#### Records to process

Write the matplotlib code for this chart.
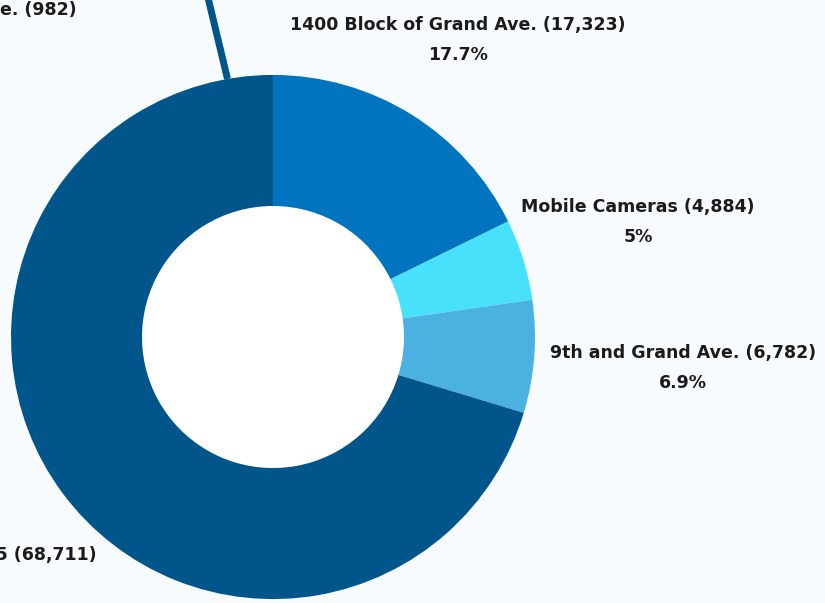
import numpy as np
import matplotlib
matplotlib.use("Agg")
import matplotlib.pyplot as plt
from matplotlib.patches import Circle

# camera locations and ticket counts
locations = ["1400 Block of Grand Ave.", "Mobile Cameras", "9th and Grand Ave.", "I-235 at Mile Marker 5"]
counts = [17323, 4884, 6782, 68711]
pct_labels = ["17.7%", "5%", "6.9%", "70.3%"]
colors = ["#0074BF", "#48E1FB", "#4BB1E1", "#00558B"]

# small location shown only as a callout
small_name = "MLK Jr. Pkwy and Grand Ave."
small_count = 982
small_pct = "1%"

BG = "#F7FBFE"
TXT = "#1B1B1B"

plt.rcParams['font.family'] = ['DejaVu Sans']

fig = plt.figure(figsize=(8.25, 6.03), dpi=100, facecolor=BG)
ax = fig.add_axes([0, 0, 1, 1])
ax.set_facecolor(BG)

wedges, _ = ax.pie(counts, colors=colors, startangle=90, counterclock=False,
                   radius=1.0, wedgeprops=dict(width=0.5, linewidth=0))
ax.add_patch(Circle((0, 0), 0.5, facecolor="white", edgecolor="none", zorder=0.5))

# label positions (x, y, ha) in data units, radius 1 = outer ring
label_pos = [(0.706, 1.134, "center"), (1.393, 0.439, "center"),
             (1.565, -0.118, "center"), (-0.672, -0.889, "right")]
for name, c, p, (x, y, ha) in zip(locations, counts, pct_labels, label_pos):
    ax.text(x, y, f"{name} ({c:,})\n{p}", ha=ha, va="center", multialignment="center",
            fontsize=12.5, fontweight="bold", color=TXT, linespacing=1.85)

# callout for the tiny slice
a0, a1 = np.radians(-10), np.radians(-11)
ax.plot([np.sin(a0), 1.4 * np.sin(a1)], [np.cos(a0), 1.4 * np.cos(a1)],
        color=colors[3], lw=5, solid_capstyle="butt", zorder=3)
ax.text(-0.748, 1.191, f"{small_name} ({small_count:,})\n{small_pct}", ha="right", va="center",
        multialignment="center", fontsize=12.5, fontweight="bold", color=TXT, linespacing=1.85)

ax.set_xlim(-1.042, 2.107)
ax.set_ylim(-1.015, 1.286)
ax.set_aspect("auto")
ax.axis("off")

fig.savefig("out.png", dpi=100, facecolor=BG)
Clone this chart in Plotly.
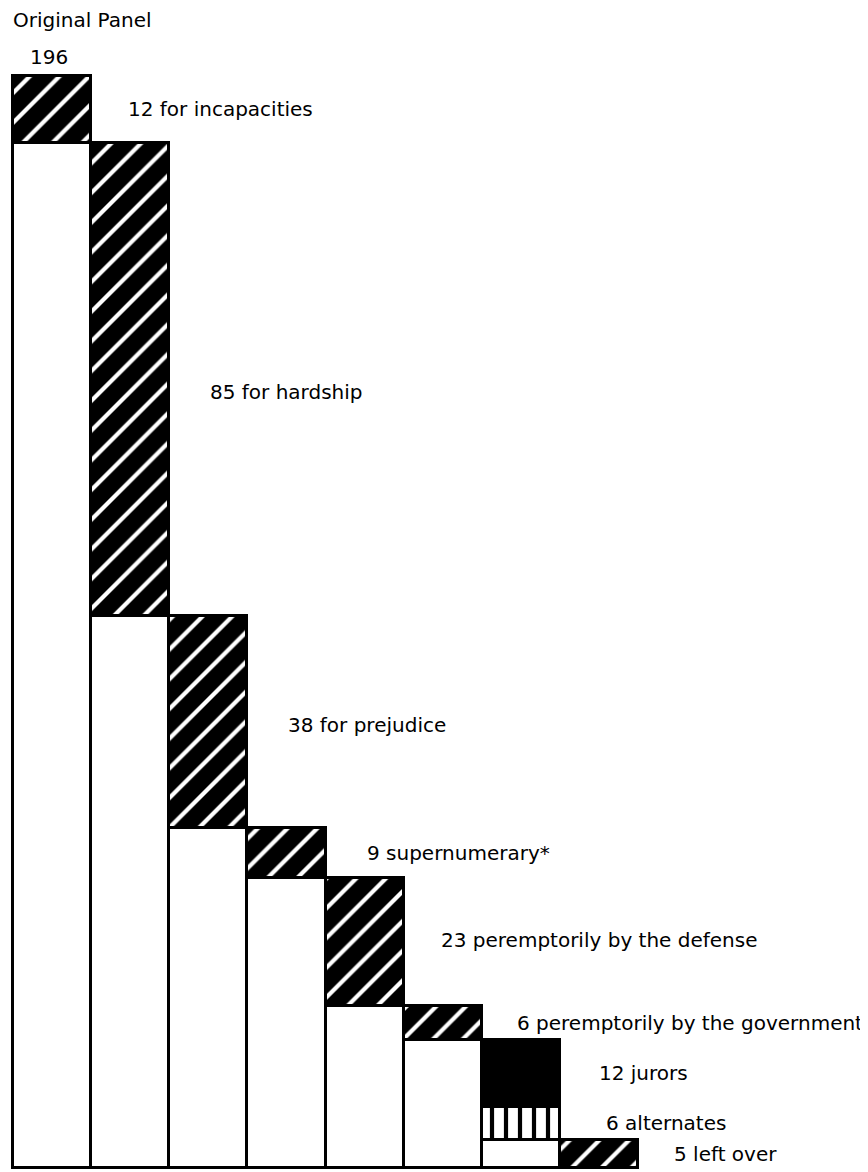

########

=== Exercise directions ===
Pull out every line above that holds the word "chart".

=== Task answer ===
Write the matplotlib code for this chart.
Clone this chart in Plotly.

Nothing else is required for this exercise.